(Figure scripts)
__________

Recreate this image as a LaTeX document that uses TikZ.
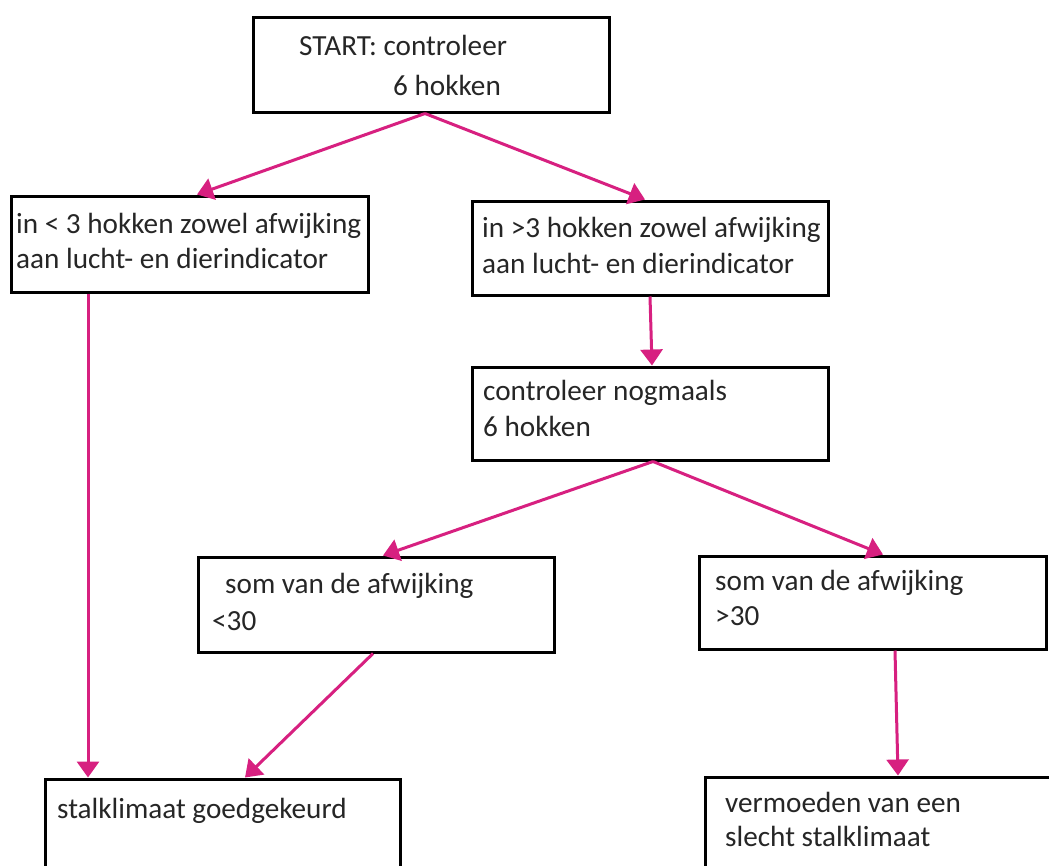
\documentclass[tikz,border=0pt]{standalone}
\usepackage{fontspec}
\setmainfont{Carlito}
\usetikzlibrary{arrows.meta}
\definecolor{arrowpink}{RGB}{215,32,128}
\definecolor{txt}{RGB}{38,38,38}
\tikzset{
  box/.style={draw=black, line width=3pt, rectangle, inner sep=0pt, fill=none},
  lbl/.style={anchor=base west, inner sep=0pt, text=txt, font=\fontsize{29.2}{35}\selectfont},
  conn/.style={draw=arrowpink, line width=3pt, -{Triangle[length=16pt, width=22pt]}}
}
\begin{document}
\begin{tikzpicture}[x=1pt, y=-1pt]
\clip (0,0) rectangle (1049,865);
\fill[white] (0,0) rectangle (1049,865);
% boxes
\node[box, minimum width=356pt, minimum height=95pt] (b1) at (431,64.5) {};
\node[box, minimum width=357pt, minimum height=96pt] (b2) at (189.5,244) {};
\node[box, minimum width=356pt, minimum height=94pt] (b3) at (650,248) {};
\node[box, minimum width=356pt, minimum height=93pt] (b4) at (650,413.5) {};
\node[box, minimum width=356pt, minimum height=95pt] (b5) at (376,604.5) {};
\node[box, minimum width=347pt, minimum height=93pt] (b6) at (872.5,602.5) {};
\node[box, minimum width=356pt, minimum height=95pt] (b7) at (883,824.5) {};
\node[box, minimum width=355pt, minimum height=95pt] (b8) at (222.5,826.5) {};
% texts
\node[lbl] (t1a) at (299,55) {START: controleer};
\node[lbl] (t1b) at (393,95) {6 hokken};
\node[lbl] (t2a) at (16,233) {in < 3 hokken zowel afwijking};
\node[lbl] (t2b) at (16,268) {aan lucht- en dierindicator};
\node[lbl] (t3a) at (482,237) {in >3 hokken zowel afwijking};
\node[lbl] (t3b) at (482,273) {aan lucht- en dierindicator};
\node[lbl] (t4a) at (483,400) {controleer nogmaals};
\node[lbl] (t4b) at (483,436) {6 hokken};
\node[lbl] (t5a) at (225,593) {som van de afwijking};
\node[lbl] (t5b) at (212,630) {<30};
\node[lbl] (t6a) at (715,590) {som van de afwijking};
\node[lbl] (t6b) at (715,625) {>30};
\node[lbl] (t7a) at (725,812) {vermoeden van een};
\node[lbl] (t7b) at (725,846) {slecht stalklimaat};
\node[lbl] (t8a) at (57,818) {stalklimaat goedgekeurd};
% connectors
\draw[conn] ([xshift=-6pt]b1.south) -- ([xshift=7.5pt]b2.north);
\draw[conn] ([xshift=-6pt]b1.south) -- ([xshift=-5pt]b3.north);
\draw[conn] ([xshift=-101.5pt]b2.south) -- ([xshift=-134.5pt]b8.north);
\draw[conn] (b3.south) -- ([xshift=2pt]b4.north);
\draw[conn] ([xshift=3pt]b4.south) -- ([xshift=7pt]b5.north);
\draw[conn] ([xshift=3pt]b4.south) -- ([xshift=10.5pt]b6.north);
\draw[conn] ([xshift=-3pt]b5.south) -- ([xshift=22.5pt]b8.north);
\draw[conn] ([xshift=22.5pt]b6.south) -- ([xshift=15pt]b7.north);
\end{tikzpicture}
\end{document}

__________

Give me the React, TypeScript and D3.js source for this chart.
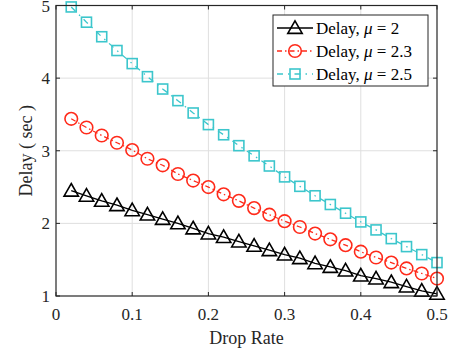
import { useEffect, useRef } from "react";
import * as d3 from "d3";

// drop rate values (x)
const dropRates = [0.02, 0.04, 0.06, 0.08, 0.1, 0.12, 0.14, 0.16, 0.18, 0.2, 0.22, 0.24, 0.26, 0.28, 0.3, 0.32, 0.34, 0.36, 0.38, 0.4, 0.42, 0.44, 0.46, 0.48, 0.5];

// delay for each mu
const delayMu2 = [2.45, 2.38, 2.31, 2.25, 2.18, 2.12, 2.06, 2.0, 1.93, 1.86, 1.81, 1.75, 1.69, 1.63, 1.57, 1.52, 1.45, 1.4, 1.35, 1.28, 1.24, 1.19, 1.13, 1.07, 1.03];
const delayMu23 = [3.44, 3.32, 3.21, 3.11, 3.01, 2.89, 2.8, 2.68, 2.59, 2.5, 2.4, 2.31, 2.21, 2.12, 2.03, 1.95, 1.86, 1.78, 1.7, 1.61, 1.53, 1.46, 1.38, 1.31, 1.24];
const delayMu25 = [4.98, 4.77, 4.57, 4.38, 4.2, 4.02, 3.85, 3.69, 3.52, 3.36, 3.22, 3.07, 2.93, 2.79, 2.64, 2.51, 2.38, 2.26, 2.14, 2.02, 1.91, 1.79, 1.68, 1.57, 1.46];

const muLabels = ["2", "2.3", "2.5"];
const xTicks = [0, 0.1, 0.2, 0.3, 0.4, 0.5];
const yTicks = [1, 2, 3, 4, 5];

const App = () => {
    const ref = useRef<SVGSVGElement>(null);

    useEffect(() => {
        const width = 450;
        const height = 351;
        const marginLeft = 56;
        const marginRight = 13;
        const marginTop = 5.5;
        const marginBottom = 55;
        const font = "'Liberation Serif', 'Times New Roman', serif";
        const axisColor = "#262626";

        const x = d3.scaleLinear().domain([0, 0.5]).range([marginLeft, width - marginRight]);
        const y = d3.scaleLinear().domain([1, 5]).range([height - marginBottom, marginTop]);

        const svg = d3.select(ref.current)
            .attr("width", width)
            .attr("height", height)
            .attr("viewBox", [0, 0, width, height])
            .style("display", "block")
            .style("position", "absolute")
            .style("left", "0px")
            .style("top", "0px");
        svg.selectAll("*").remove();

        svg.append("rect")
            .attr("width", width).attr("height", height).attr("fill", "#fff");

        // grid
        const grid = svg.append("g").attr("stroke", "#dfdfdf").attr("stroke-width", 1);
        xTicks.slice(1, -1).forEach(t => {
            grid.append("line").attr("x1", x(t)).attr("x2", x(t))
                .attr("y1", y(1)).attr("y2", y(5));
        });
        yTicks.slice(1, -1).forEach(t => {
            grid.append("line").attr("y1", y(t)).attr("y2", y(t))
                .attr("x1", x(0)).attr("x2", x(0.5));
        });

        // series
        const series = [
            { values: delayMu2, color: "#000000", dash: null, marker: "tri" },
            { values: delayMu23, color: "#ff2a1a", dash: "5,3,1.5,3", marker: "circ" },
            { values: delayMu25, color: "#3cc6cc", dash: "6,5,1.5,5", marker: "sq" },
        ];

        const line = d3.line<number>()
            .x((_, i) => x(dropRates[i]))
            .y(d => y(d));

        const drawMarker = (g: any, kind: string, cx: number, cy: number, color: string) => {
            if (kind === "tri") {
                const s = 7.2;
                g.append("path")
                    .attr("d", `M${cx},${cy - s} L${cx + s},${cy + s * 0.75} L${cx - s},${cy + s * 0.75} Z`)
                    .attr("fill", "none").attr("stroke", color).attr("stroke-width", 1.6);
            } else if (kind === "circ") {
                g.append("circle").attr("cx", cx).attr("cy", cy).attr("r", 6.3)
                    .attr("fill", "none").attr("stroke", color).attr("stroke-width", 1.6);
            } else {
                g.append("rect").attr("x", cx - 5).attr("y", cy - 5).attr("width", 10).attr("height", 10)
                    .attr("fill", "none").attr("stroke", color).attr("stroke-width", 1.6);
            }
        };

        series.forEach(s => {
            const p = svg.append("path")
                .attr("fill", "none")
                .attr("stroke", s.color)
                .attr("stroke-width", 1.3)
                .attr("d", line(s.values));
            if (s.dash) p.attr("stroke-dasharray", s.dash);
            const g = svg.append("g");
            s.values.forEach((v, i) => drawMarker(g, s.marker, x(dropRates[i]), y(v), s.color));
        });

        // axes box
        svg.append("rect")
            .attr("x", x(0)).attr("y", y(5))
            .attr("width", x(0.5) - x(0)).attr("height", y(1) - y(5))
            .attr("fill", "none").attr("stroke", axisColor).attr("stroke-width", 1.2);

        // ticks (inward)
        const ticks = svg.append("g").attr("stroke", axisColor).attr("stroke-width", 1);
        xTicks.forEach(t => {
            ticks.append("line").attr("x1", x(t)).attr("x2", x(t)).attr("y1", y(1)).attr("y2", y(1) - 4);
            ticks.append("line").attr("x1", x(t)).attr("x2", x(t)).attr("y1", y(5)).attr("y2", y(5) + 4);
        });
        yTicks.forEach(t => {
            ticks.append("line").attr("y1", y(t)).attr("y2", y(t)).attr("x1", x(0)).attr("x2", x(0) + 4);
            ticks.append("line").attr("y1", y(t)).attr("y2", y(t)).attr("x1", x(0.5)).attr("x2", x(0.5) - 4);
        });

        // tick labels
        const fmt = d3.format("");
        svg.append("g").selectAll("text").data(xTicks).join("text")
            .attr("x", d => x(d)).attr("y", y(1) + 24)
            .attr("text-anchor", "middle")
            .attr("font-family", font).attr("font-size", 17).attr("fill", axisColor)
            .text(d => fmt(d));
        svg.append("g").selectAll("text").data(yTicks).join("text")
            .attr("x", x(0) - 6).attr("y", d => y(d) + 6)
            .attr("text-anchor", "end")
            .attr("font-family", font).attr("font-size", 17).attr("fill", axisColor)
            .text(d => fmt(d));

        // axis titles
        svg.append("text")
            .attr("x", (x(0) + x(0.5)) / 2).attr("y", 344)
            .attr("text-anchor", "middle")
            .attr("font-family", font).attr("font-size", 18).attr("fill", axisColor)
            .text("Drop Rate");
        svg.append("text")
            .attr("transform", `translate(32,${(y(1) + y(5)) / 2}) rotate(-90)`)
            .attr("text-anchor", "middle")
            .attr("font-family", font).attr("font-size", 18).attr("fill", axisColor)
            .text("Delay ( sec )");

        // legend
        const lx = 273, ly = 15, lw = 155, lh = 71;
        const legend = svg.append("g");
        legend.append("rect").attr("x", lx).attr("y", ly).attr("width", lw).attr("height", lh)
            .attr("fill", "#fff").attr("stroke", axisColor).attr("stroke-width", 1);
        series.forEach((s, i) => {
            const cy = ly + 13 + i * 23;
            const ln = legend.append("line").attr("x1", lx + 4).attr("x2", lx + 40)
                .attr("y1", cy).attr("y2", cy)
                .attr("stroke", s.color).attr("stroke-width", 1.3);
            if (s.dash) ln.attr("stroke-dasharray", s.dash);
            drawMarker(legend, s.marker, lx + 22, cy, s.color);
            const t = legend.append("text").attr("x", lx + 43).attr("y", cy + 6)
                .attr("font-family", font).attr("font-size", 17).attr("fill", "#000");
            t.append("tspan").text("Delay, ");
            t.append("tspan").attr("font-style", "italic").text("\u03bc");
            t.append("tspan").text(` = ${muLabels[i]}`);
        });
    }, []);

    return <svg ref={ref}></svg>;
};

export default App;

__________

## Exercise requirements
From the records above, copy exactly the lines starting at the one with "Give me the" and ending at the one with "import * as", and no others. Pictures stay out.

## Correct response
Give me the React, TypeScript and D3.js source for this chart.
import { useEffect, useRef } from "react";
import * as d3 from "d3";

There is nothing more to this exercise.